Work to do:
Give the count of lines in the data that include the string "this", with no added remarks.

Given records:

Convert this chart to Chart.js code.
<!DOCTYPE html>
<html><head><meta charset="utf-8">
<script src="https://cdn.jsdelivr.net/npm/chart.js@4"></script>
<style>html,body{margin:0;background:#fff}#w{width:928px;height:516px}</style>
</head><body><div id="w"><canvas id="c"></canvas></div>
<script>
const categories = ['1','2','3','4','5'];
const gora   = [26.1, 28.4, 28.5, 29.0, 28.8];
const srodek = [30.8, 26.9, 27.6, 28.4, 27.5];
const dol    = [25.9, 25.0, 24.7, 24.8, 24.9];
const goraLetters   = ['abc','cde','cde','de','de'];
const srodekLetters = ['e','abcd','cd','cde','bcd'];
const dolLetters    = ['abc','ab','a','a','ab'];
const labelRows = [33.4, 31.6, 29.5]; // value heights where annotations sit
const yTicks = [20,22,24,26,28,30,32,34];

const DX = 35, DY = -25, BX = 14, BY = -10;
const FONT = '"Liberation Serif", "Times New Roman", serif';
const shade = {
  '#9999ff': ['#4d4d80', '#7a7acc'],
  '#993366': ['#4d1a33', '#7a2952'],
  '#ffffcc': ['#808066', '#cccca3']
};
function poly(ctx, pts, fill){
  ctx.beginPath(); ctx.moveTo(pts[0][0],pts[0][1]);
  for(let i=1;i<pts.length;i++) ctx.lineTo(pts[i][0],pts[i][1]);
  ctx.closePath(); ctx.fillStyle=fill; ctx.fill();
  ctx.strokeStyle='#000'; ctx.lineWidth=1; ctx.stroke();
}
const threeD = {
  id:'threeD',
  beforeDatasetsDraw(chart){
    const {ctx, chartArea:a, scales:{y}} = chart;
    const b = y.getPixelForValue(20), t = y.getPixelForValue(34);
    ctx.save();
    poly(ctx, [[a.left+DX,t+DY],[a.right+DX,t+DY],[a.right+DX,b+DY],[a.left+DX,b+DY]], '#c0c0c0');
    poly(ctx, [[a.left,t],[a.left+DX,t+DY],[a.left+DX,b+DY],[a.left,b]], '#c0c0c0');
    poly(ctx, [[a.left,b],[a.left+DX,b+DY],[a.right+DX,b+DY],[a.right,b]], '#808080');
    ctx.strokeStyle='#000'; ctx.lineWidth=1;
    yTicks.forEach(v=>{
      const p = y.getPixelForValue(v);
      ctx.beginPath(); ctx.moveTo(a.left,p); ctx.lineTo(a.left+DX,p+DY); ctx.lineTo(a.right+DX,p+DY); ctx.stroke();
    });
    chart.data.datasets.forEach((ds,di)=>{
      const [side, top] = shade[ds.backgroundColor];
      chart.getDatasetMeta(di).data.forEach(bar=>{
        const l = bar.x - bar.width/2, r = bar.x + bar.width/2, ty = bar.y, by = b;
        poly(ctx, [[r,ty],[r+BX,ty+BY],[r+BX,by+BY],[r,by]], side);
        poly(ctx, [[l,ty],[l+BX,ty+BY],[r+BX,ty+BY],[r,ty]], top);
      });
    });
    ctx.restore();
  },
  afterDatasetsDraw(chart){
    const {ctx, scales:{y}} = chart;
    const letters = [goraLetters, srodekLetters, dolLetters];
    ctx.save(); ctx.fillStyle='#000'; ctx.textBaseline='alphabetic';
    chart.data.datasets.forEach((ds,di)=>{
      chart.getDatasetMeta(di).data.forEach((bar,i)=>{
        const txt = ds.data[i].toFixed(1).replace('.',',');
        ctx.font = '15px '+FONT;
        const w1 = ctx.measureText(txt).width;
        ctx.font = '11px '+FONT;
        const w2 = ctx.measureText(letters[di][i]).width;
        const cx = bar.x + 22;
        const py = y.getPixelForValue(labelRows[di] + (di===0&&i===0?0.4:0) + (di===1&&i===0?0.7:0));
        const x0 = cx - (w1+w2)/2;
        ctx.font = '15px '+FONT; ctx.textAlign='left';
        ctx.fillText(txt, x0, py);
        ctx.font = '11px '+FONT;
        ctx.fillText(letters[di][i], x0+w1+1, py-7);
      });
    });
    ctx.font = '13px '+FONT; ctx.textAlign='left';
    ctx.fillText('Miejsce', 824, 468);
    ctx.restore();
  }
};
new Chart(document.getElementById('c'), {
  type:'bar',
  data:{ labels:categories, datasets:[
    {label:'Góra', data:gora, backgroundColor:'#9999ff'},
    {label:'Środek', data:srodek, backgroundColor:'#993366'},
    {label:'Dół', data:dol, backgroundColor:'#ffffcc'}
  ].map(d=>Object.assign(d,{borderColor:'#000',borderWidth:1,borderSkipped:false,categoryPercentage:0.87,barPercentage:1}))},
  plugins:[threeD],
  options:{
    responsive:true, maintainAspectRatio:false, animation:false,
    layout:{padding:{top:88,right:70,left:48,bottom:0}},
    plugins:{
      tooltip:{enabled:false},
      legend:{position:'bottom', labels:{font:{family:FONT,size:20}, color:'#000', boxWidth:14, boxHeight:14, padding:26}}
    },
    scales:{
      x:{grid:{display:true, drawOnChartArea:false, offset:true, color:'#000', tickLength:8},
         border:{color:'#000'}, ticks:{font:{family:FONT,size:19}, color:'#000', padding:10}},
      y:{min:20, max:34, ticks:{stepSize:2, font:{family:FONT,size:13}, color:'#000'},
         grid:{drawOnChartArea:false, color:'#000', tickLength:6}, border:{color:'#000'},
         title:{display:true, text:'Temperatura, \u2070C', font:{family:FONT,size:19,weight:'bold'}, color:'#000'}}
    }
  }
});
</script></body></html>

==

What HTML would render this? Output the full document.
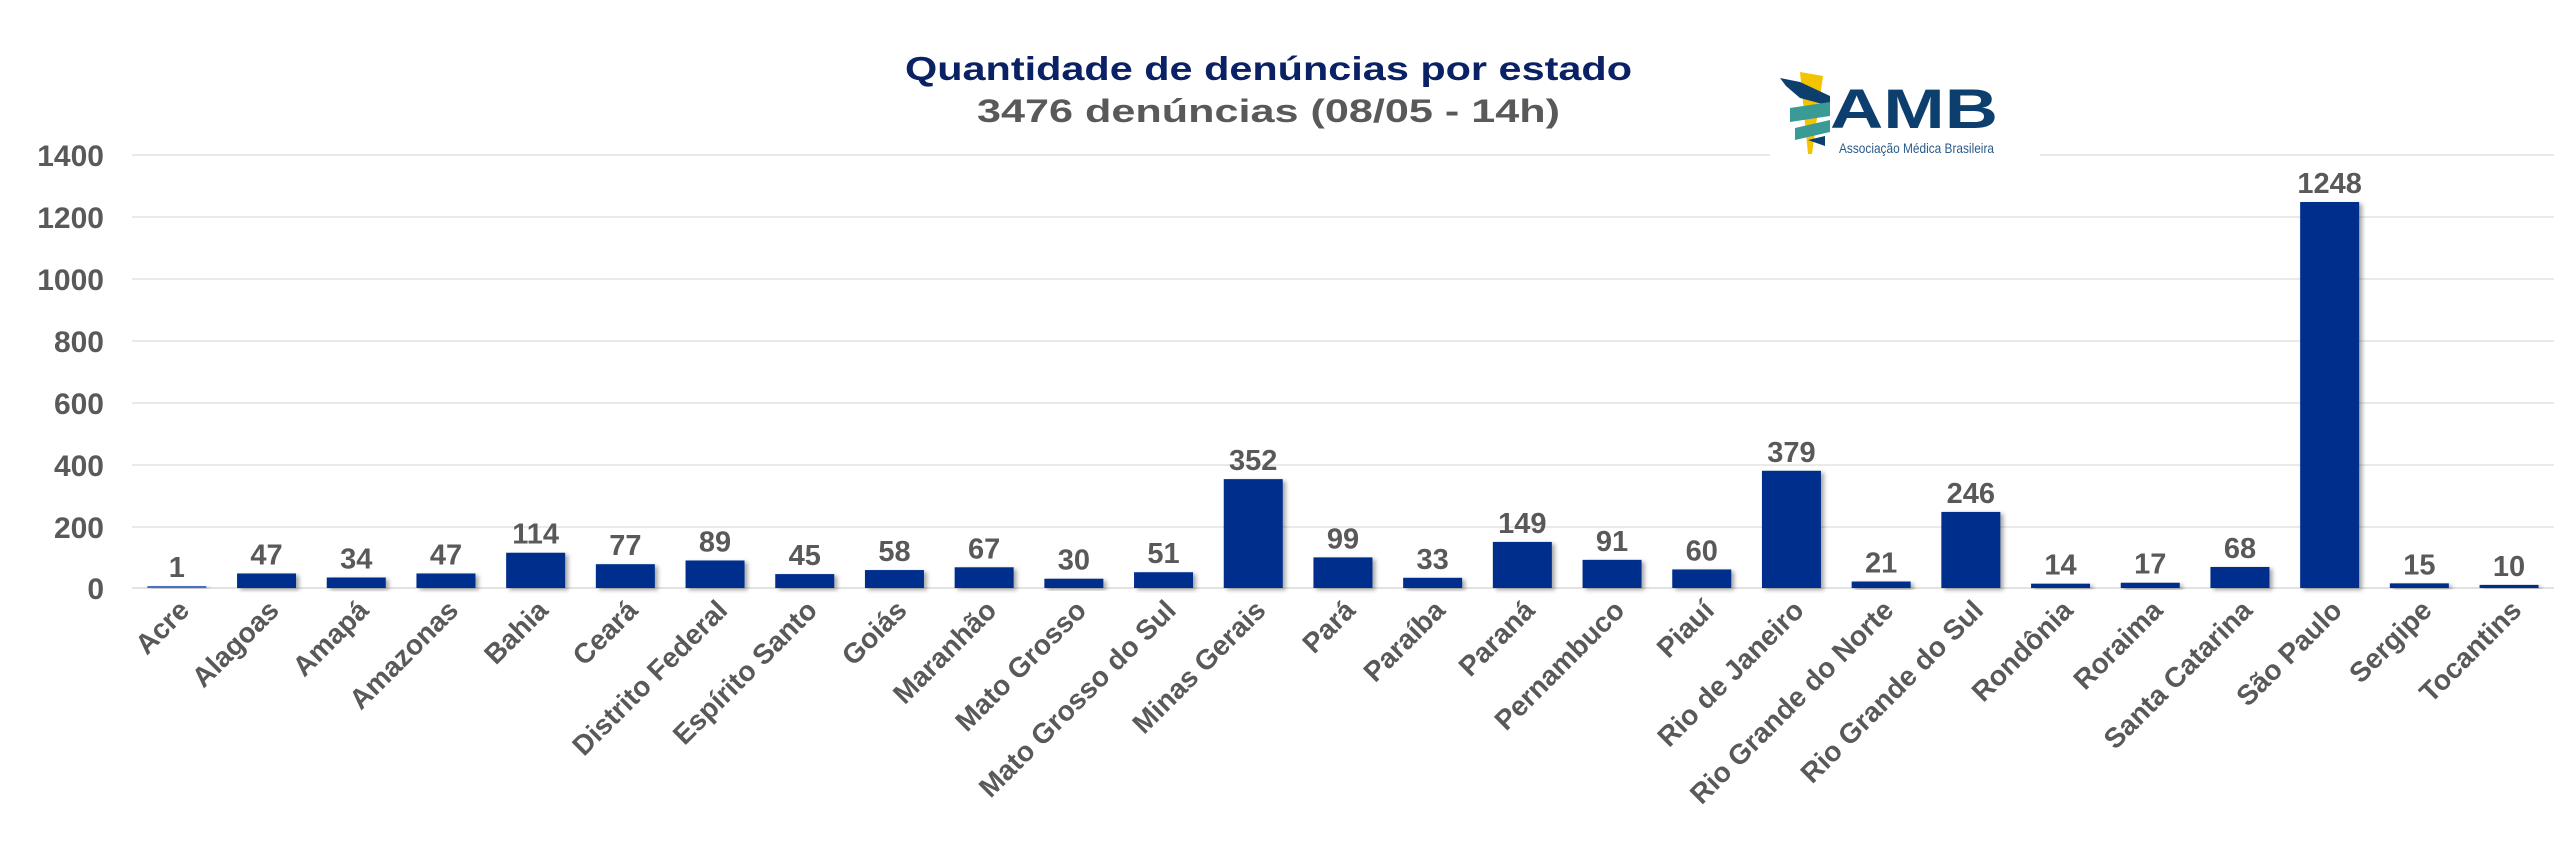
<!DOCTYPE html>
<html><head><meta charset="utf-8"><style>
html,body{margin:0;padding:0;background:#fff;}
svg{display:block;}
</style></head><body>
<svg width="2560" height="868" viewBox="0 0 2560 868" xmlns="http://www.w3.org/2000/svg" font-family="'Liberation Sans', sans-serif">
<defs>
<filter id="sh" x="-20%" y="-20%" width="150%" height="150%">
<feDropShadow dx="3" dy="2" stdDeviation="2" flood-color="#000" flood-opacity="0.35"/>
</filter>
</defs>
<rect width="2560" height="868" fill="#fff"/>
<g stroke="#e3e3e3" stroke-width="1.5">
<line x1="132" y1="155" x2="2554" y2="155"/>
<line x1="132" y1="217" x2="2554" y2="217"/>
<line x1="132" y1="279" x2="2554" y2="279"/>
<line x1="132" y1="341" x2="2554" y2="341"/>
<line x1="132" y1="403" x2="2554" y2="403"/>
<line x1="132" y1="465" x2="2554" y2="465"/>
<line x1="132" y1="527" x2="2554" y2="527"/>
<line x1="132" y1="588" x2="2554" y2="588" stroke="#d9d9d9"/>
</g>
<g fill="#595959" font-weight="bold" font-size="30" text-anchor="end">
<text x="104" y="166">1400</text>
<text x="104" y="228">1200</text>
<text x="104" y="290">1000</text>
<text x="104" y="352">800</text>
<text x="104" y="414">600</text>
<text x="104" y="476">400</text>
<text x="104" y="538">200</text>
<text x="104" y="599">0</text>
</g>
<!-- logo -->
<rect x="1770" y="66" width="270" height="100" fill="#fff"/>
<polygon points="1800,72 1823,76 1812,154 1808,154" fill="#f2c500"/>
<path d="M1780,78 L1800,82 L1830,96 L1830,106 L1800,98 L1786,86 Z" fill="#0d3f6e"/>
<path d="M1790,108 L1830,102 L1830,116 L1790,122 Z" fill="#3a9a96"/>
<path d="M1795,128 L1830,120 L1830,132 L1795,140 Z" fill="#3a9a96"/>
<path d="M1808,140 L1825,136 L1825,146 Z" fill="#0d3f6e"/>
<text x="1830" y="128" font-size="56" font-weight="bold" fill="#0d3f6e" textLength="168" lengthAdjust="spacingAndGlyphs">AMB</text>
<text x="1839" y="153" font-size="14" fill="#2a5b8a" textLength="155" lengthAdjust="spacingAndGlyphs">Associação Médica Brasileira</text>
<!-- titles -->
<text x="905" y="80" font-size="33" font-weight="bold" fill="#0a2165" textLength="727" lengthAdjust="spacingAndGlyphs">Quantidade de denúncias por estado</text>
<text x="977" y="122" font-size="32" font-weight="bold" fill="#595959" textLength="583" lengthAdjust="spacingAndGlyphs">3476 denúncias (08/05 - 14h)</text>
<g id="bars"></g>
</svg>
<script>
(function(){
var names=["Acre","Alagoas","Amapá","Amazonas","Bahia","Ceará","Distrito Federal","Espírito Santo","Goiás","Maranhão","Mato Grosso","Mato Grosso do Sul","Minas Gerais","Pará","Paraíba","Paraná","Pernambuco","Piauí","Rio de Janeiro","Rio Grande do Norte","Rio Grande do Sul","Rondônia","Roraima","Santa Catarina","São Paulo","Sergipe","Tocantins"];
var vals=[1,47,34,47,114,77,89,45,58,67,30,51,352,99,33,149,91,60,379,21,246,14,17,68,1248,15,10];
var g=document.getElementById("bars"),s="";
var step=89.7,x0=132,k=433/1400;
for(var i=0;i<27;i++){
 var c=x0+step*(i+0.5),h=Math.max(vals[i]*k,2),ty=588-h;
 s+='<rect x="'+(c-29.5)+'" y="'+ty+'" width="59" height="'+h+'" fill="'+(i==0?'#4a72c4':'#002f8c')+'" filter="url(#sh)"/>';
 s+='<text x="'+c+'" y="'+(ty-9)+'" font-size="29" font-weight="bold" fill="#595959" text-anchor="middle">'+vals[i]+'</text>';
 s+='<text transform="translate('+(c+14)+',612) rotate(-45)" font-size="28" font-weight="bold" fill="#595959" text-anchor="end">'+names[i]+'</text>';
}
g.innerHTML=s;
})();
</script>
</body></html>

Correct answer:
2